TERRACE’S OLYMPIC hopeful, volleyball player Jason Haldane, is in the home stretch on his road to the 2012 London Olympic Games.
Haldane has been training with his Great Britain Volleyball teammates in Sheffield since the end of April. He moves into the Olympic Village on July 23 – the same day as his 41st birthday.
“We’re in the home stretch here,” he said, on the phone from Sheffield last week. “The last weeks have been chaos. It’s been tough training this much, at the age I am. I’m just making sure I don’t get injured.”
The team’s training regime started off with an overload of training for the first eight weeks – two hours in the morning doing technical training, fitness, strengthening and conditioning followed by three hours in the court. Now it’s about an hour to an hour-and-a-half in the morning and two-and-a-half hours at night, five – six days a week.
This combined with travelling around Europe, places like Switzerland, Austria, Denmark and Belgium, to play other professional teams.
Those games “were a real eye-opener for everyone,” he said.
Volleyball in Great Britain is a relatively new sport and hasn’t really been played at a high level, Haldane explained. “That’s one of the key reasons I’m on the team,” he said, citing his role as a team leader.
This will be the first time Great Britain will be represented in volleyball at the Olympics.
Haldane has been playing professional volleyball since the early ’90s. “I know all of the players on the other teams, I’ve played against everyone. I’m actually the oldest volleyball player in the Olympics,” he said.
Despite home-court advantage, Great Britain’s volleyball team is an underdog in the tournament. In their pool they have Italy and Poland, ranked third and fourth in the world, Argentina, ranked eighth, Austria, ranked 22nd, and Bulgaria, ranked ninth.
Great Britain, in comparison, is ranked 92nd.
“But we really are hoping for the best,” he said.
“People aren’t expecting us to win, so if we can pull out a win it’ll be a huge victory. We have some really talented players, so you never know.”
With only a few weeks to go before opening ceremonies, Haldane says it’s starting to set in.
We were in Edinburgh for a game and were involved in a ceremony with the Olympic flame, he said.
“That was the first real taste of it.”
He and his teammates also spent a day in the famed Olympic holding camp – getting fitted for Adidas clothing and gear, attending a drug-free seminar and learning about the general rules and protocols for the games and living in the Olympic Village.
But everyone he has spoken to that has been to the Olympics before “says [the experience of being there] is nothing you can ever imagine.”
Haldane, who carries a British passport but is from Terrace, is not the only person on the team hailing from another country.

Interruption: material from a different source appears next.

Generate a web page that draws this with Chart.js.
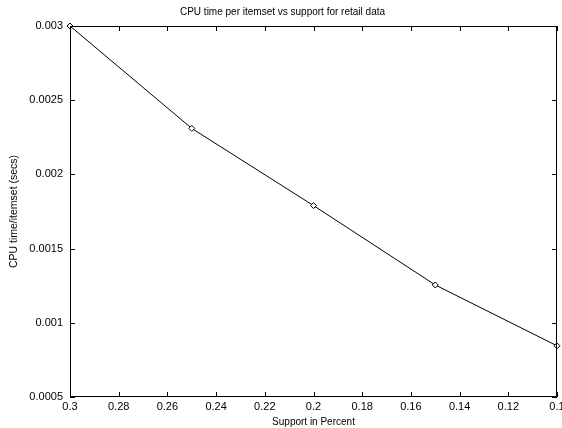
<!DOCTYPE html>
<html><head><meta charset="utf-8">
<script src="https://cdn.jsdelivr.net/npm/chart.js@4"></script>
<style>html,body{margin:0;padding:0;background:#fff}#wrap{width:562px;height:428px}</style>
</head><body><div id="wrap"><canvas id="c" width="562" height="428"></canvas></div>
<script>
const supportPct = [0.3, 0.25, 0.2, 0.15, 0.1];
const cpuPerItemset = [0.003, 0.00231, 0.00179, 0.001255, 0.000845];
const chartTitle = 'CPU time per itemset vs support for retail data';
const xTitle = 'Support in Percent';
const yTitle = 'CPU time/itemset (secs)';

const innerTicks = {
  id: 'innerTicks',
  afterDraw(chart) {
    const {ctx, chartArea: a, scales} = chart;
    ctx.save();
    ctx.strokeStyle = '#000';
    ctx.lineWidth = 1;
    ctx.beginPath();
    ctx.rect(a.left + 0.5, a.top + 0.5, a.right - a.left - 1, a.bottom - a.top - 1);
    const L = 5;
    scales.x.ticks.forEach(t => {
      const p = Math.round(scales.x.getPixelForValue(t.value)) + 0.5;
      ctx.moveTo(p, a.bottom); ctx.lineTo(p, a.bottom - L);
      ctx.moveTo(p, a.top); ctx.lineTo(p, a.top + L);
    });
    scales.y.ticks.forEach(t => {
      const p = Math.round(scales.y.getPixelForValue(t.value)) + 0.5;
      ctx.moveTo(a.left, p); ctx.lineTo(a.left + L, p);
      ctx.moveTo(a.right, p); ctx.lineTo(a.right - L, p);
    });
    ctx.stroke();
    ctx.restore();
  }
};

new Chart(document.getElementById('c'), {
  type: 'line',
  data: {
    datasets: [{
      data: supportPct.map((x, i) => ({x, y: cpuPerItemset[i]})),
      borderColor: '#000',
      borderWidth: 1,
      pointStyle: 'rectRot',
      pointRadius: 3,
      pointBackgroundColor: '#fff',
      pointBorderColor: '#000',
      pointBorderWidth: 1,
      tension: 0,
      clip: false
    }]
  },
  options: {
    responsive: false,
    animation: false,
    layout: {padding: {left: 0, right: -3, top: 0, bottom: 0}},
    plugins: {
      legend: {display: false},
      tooltip: {enabled: false},
      title: {
        display: true, text: chartTitle, color: '#000',
        font: {family: 'Liberation Sans', size: 10, weight: 'normal'},
        padding: {top: 6, bottom: 8}
      }
    },
    scales: {
      x: {
        type: 'linear', reverse: true, min: 0.1, max: 0.3,
        grid: {display: false, drawTicks: false},
        border: {display: false},
        ticks: {
          stepSize: 0.02, color: '#000', padding: 3,
          font: {family: 'Liberation Sans', size: 11},
          callback: v => String(+v.toFixed(2)),
          maxRotation: 0, autoSkip: false
        },
        title: {display: true, text: xTitle, color: '#000', padding: 0,
          font: {family: 'Liberation Sans', size: 10}},
        afterFit(s) { s.height = 31; s.paddingRight = 0; s.paddingLeft = 0; }
      },
      y: {
        type: 'linear', min: 0.0005, max: 0.003,
        grid: {display: false, drawTicks: false},
        border: {display: false},
        ticks: {
          stepSize: 0.0005, color: '#000', padding: 7,
          font: {family: 'Liberation Sans', size: 11},
          callback: v => String(+v.toFixed(4))
        },
        title: {display: true, text: yTitle, color: '#000', padding: {top: 8, bottom: 0},
          font: {family: 'Liberation Sans', size: 10.5}},
        afterFit(s) { s.width = 70; s.paddingTop = 0; s.paddingBottom = 0; }
      }
    }
  },
  plugins: [innerTicks]
});
</script></body></html>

“There’s three of us: me, one Brazilian and another guy from the U.S.,” he said.
Haldane’s mother will be flying to London from Terrace to watch the last game, he said.
He’s hoping to make it back to town at the end of August to see his family.
One of his sons is also a volleyball player, who is trying out for provincials.
“He’s already a lot more talented than I was at that age,” he said.
And will he be bringing Terrace back an Olympic medal when he returns?
“I’m not going to get too ahead,” he said with a laugh. “But it would be great.”